>> start INFORMATION PROVIDED
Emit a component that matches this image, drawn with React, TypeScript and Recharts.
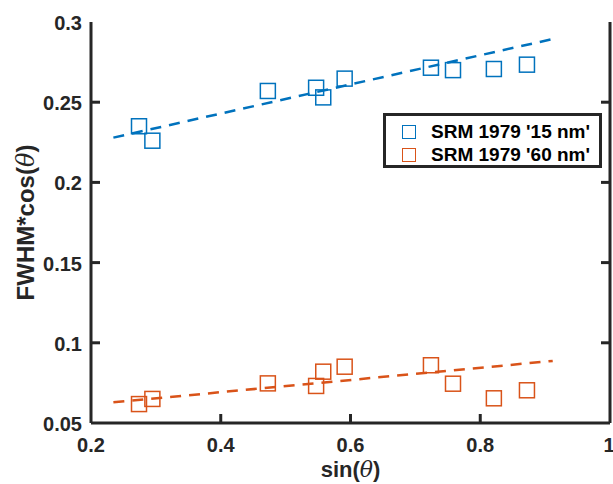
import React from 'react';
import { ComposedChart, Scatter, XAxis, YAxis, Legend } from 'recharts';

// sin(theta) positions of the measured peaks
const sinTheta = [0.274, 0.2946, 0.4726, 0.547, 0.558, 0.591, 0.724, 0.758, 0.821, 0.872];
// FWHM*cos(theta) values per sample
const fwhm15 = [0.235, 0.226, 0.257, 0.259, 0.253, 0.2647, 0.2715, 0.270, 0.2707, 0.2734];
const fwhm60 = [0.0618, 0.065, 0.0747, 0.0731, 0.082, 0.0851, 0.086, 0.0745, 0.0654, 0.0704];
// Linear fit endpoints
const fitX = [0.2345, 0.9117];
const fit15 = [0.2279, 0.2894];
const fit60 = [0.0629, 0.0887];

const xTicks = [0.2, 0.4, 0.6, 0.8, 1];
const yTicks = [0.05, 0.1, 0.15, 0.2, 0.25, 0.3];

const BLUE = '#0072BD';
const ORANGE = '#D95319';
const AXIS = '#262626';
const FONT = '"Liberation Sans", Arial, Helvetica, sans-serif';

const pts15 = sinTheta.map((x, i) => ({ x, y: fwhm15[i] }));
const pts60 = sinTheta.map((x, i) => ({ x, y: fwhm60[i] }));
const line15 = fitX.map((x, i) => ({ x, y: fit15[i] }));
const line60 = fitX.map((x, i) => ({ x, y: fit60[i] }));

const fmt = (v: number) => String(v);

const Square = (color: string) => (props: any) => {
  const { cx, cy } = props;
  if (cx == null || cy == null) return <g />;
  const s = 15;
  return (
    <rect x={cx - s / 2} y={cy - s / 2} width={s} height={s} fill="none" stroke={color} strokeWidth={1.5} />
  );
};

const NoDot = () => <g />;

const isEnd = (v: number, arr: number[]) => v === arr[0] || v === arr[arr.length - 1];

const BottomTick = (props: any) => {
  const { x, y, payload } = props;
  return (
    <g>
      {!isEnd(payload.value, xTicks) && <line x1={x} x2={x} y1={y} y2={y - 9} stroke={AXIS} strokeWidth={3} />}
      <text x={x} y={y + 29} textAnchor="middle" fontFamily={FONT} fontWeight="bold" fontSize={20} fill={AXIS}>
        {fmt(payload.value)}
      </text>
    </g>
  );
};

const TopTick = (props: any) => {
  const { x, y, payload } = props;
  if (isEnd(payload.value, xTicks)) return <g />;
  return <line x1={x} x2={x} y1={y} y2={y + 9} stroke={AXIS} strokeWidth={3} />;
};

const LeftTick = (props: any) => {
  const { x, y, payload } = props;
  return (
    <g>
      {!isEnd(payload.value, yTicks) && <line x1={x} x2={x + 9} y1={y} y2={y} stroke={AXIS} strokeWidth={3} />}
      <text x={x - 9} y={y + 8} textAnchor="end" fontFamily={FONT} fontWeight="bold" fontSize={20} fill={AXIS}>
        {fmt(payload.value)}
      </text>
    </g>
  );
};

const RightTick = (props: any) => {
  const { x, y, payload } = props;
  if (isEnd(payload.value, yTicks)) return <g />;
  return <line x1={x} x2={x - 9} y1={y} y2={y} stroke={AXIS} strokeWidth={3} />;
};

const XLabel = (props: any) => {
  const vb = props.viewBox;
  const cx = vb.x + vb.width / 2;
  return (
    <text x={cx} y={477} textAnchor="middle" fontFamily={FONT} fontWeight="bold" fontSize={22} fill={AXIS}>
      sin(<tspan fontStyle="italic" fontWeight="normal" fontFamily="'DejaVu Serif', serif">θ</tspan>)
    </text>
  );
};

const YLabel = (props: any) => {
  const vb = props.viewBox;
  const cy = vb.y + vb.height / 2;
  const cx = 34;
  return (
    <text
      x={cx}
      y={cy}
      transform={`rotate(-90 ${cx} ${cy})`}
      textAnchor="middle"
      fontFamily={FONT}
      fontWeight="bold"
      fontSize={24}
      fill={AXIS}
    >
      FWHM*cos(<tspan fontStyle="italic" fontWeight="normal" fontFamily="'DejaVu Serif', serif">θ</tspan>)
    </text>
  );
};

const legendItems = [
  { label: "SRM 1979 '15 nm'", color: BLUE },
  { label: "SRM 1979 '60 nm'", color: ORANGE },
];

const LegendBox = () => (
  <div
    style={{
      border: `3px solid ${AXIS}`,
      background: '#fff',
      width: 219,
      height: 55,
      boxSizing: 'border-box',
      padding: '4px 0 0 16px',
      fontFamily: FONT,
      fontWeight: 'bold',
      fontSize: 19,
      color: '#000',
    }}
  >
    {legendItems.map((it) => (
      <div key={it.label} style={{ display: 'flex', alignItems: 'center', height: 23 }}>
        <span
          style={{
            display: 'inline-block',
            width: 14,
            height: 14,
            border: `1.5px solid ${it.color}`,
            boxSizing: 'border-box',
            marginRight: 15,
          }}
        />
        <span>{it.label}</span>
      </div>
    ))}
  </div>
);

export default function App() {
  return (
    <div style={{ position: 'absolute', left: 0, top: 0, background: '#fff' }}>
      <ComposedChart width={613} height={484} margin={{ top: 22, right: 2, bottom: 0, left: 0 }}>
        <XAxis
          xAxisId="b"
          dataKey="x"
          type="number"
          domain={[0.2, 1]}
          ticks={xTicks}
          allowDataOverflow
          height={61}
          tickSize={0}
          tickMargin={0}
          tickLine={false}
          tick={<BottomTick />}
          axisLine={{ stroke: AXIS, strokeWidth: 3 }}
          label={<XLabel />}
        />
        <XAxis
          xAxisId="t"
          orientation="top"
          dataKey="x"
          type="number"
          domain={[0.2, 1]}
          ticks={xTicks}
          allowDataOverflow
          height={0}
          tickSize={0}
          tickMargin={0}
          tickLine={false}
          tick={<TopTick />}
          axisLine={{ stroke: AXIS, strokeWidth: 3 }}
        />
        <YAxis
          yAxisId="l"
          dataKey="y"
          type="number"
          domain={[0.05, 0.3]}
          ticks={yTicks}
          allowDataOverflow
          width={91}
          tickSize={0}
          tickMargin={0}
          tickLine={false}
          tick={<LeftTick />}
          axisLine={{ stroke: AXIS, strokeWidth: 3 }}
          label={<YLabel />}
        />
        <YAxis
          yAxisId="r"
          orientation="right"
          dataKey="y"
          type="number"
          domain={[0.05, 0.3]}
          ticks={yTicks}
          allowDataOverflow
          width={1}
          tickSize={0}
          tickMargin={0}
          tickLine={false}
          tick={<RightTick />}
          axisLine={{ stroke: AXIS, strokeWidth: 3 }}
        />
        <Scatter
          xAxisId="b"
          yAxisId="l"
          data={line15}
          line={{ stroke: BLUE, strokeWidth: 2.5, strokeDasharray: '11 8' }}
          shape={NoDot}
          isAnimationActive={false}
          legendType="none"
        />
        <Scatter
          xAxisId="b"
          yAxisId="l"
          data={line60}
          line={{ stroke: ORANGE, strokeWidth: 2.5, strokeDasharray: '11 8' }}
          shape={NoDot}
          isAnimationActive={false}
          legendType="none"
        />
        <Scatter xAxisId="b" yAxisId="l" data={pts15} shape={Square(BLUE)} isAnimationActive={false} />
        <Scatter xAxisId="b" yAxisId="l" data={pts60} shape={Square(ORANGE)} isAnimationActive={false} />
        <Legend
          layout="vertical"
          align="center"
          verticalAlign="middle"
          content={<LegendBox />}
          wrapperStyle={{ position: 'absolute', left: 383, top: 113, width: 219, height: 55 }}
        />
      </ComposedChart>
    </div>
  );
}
>> end INFORMATION PROVIDED
• TASK STATEMENT: Without the pictures, copy the material exactly as given.

• EXPECTED OUTPUT:
Emit a component that matches this image, drawn with React, TypeScript and Recharts.
import React from 'react';
import { ComposedChart, Scatter, XAxis, YAxis, Legend } from 'recharts';

// sin(theta) positions of the measured peaks
const sinTheta = [0.274, 0.2946, 0.4726, 0.547, 0.558, 0.591, 0.724, 0.758, 0.821, 0.872];
// FWHM*cos(theta) values per sample
const fwhm15 = [0.235, 0.226, 0.257, 0.259, 0.253, 0.2647, 0.2715, 0.270, 0.2707, 0.2734];
const fwhm60 = [0.0618, 0.065, 0.0747, 0.0731, 0.082, 0.0851, 0.086, 0.0745, 0.0654, 0.0704];
// Linear fit endpoints
const fitX = [0.2345, 0.9117];
const fit15 = [0.2279, 0.2894];
const fit60 = [0.0629, 0.0887];

const xTicks = [0.2, 0.4, 0.6, 0.8, 1];
const yTicks = [0.05, 0.1, 0.15, 0.2, 0.25, 0.3];

const BLUE = '#0072BD';
const ORANGE = '#D95319';
const AXIS = '#262626';
const FONT = '"Liberation Sans", Arial, Helvetica, sans-serif';

const pts15 = sinTheta.map((x, i) => ({ x, y: fwhm15[i] }));
const pts60 = sinTheta.map((x, i) => ({ x, y: fwhm60[i] }));
const line15 = fitX.map((x, i) => ({ x, y: fit15[i] }));
const line60 = fitX.map((x, i) => ({ x, y: fit60[i] }));

const fmt = (v: number) => String(v);

const Square = (color: string) => (props: any) => {
  const { cx, cy } = props;
  if (cx == null || cy == null) return <g />;
  const s = 15;
  return (
    <rect x={cx - s / 2} y={cy - s / 2} width={s} height={s} fill="none" stroke={color} strokeWidth={1.5} />
  );
};

const NoDot = () => <g />;

const isEnd = (v: number, arr: number[]) => v === arr[0] || v === arr[arr.length - 1];

const BottomTick = (props: any) => {
  const { x, y, payload } = props;
  return (
    <g>
      {!isEnd(payload.value, xTicks) && <line x1={x} x2={x} y1={y} y2={y - 9} stroke={AXIS} strokeWidth={3} />}
      <text x={x} y={y + 29} textAnchor="middle" fontFamily={FONT} fontWeight="bold" fontSize={20} fill={AXIS}>
        {fmt(payload.value)}
      </text>
    </g>
  );
};

const TopTick = (props: any) => {
  const { x, y, payload } = props;
  if (isEnd(payload.value, xTicks)) return <g />;
  return <line x1={x} x2={x} y1={y} y2={y + 9} stroke={AXIS} strokeWidth={3} />;
};

const LeftTick = (props: any) => {
  const { x, y, payload } = props;
  return (
    <g>
      {!isEnd(payload.value, yTicks) && <line x1={x} x2={x + 9} y1={y} y2={y} stroke={AXIS} strokeWidth={3} />}
      <text x={x - 9} y={y + 8} textAnchor="end" fontFamily={FONT} fontWeight="bold" fontSize={20} fill={AXIS}>
        {fmt(payload.value)}
      </text>
    </g>
  );
};

const RightTick = (props: any) => {
  const { x, y, payload } = props;
  if (isEnd(payload.value, yTicks)) return <g />;
  return <line x1={x} x2={x - 9} y1={y} y2={y} stroke={AXIS} strokeWidth={3} />;
};

const XLabel = (props: any) => {
  const vb = props.viewBox;
  const cx = vb.x + vb.width / 2;
  return (
    <text x={cx} y={477} textAnchor="middle" fontFamily={FONT} fontWeight="bold" fontSize={22} fill={AXIS}>
      sin(<tspan fontStyle="italic" fontWeight="normal" fontFamily="'DejaVu Serif', serif">θ</tspan>)
    </text>
  );
};

const YLabel = (props: any) => {
  const vb = props.viewBox;
  const cy = vb.y + vb.height / 2;
  const cx = 34;
  return (
    <text
      x={cx}
      y={cy}
      transform={`rotate(-90 ${cx} ${cy})`}
      textAnchor="middle"
      fontFamily={FONT}
      fontWeight="bold"
      fontSize={24}
      fill={AXIS}
    >
      FWHM*cos(<tspan fontStyle="italic" fontWeight="normal" fontFamily="'DejaVu Serif', serif">θ</tspan>)
    </text>
  );
};

const legendItems = [
  { label: "SRM 1979 '15 nm'", color: BLUE },
  { label: "SRM 1979 '60 nm'", color: ORANGE },
];

const LegendBox = () => (
  <div
    style={{
      border: `3px solid ${AXIS}`,
      background: '#fff',
      width: 219,
      height: 55,
      boxSizing: 'border-box',
      padding: '4px 0 0 16px',
      fontFamily: FONT,
      fontWeight: 'bold',
      fontSize: 19,
      color: '#000',
    }}
  >
    {legendItems.map((it) => (
      <div key={it.label} style={{ display: 'flex', alignItems: 'center', height: 23 }}>
        <span
          style={{
            display: 'inline-block',
            width: 14,
            height: 14,
            border: `1.5px solid ${it.color}`,
            boxSizing: 'border-box',
            marginRight: 15,
          }}
        />
        <span>{it.label}</span>
      </div>
    ))}
  </div>
);

export default function App() {
  return (
    <div style={{ position: 'absolute', left: 0, top: 0, background: '#fff' }}>
      <ComposedChart width={613} height={484} margin={{ top: 22, right: 2, bottom: 0, left: 0 }}>
        <XAxis
          xAxisId="b"
          dataKey="x"
          type="number"
          domain={[0.2, 1]}
          ticks={xTicks}
          allowDataOverflow
          height={61}
          tickSize={0}
          tickMargin={0}
          tickLine={false}
          tick={<BottomTick />}
          axisLine={{ stroke: AXIS, strokeWidth: 3 }}
          label={<XLabel />}
        />
        <XAxis
          xAxisId="t"
          orientation="top"
          dataKey="x"
          type="number"
          domain={[0.2, 1]}
          ticks={xTicks}
          allowDataOverflow
          height={0}
          tickSize={0}
          tickMargin={0}
          tickLine={false}
          tick={<TopTick />}
          axisLine={{ stroke: AXIS, strokeWidth: 3 }}
        />
        <YAxis
          yAxisId="l"
          dataKey="y"
          type="number"
          domain={[0.05, 0.3]}
          ticks={yTicks}
          allowDataOverflow
          width={91}
          tickSize={0}
          tickMargin={0}
          tickLine={false}
          tick={<LeftTick />}
          axisLine={{ stroke: AXIS, strokeWidth: 3 }}
          label={<YLabel />}
        />
        <YAxis
          yAxisId="r"
          orientation="right"
          dataKey="y"
          type="number"
          domain={[0.05, 0.3]}
          ticks={yTicks}
          allowDataOverflow
          width={1}
          tickSize={0}
          tickMargin={0}
          tickLine={false}
          tick={<RightTick />}
          axisLine={{ stroke: AXIS, strokeWidth: 3 }}
        />
        <Scatter
          xAxisId="b"
          yAxisId="l"
          data={line15}
          line={{ stroke: BLUE, strokeWidth: 2.5, strokeDasharray: '11 8' }}
          shape={NoDot}
          isAnimationActive={false}
          legendType="none"
        />
        <Scatter
          xAxisId="b"
          yAxisId="l"
          data={line60}
          line={{ stroke: ORANGE, strokeWidth: 2.5, strokeDasharray: '11 8' }}
          shape={NoDot}
          isAnimationActive={false}
          legendType="none"
        />
        <Scatter xAxisId="b" yAxisId="l" data={pts15} shape={Square(BLUE)} isAnimationActive={false} />
        <Scatter xAxisId="b" yAxisId="l" data={pts60} shape={Square(ORANGE)} isAnimationActive={false} />
        <Legend
          layout="vertical"
          align="center"
          verticalAlign="middle"
          content={<LegendBox />}
          wrapperStyle={{ position: 'absolute', left: 383, top: 113, width: 219, height: 55 }}
        />
      </ComposedChart>
    </div>
  );
}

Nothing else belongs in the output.